Juliette, 25 ans, interne en gériatrie dans un hôpital de la banlieue parisienne, est en première ligne dans la bataille contre le Covid-19.
(…) Juliette travaille dans des conditions plus que précaires : elle change de masque – uniquement des chirurgicaux, « les FFP2 sont réservés à la réa et aux urgences » – seulement une fois par jour, alors que dans son service se pratiquent désormais des prélèvements. « Quand j’en demande, j’en ai, mais on nous les délivre au compte-gouttes. » Et pour cause, en plus de la pénurie nationale, au début de l’épidémie, il y a eu de nombreux vols dans son service. Des vols de masques, de lingettes désinfectantes et même de lunettes (pour soigner les patients sous aérosol) ont été commis dans les bureaux des cadres hospitaliers, pourtant fermés à clef.

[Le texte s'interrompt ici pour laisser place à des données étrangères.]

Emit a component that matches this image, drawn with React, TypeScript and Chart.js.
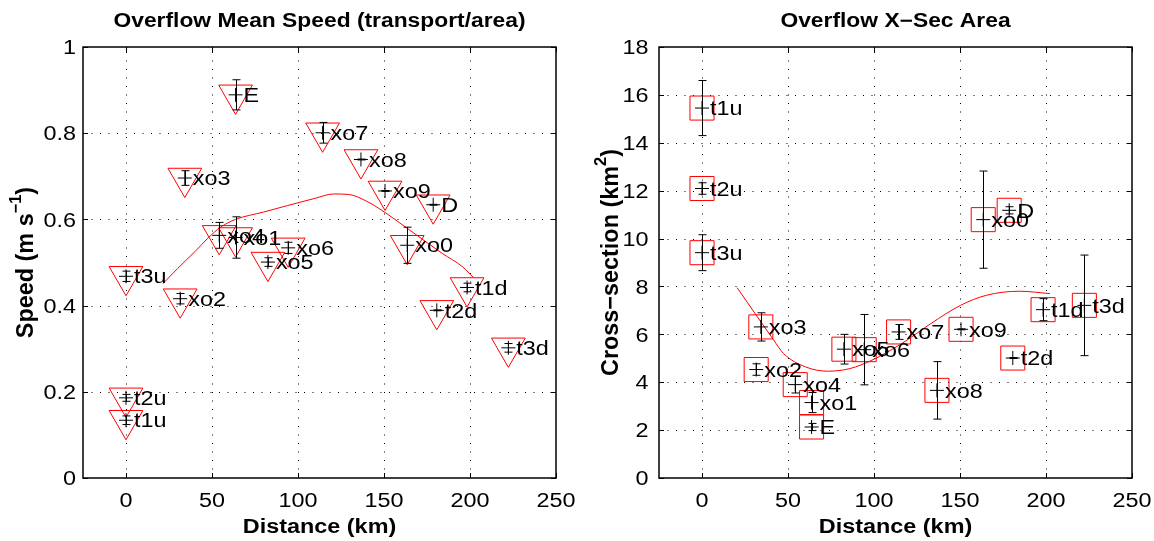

Pour le reste de son équipement, Juliette n’a qu’une surblouse bleue en tissu très fin – les pyjamas jetables sont réservés aux urgentistes. « Quand on l’enlève, on fait bien attention à ne pas déchirer les nœuds pour pouvoir la remettre le lendemain », précise l’interne, qui vient d’apprendre que dorénavant sa surblouse ne serait plus changée tous les deux jours, mais lavée et réutilisée tous les jours ! Le système D ne s’arrête pas là : « Faute de charlottes, on met des slips jetables sur nos têtes ! Bien sûr, il faut en mettre deux pour recouvrir les trous qui servent aux jambes… » précise-t-elle. Et depuis la fin de semaine dernière, ce sont les antibiotiques (pourtant dans le protocole officiel) qui commencent à manquer.
(…) Une infirmière a cependant été mise en arrêt maladie : un homme ayant forcé le passage pour aller dans la chambre de son père lui a cassé le bras… « C’est dur pour les familles – les visites sont interdites, NDLR –, qui sont à cran elles aussi, mais parfois elles sont vraiment impolies, voire insultantes. »
(…) Les patients de gériatrie ne sont clairement « pas prioritaires », confirme l’interne. Un « tri » – qui ne dit pas son nom – est bien en marche.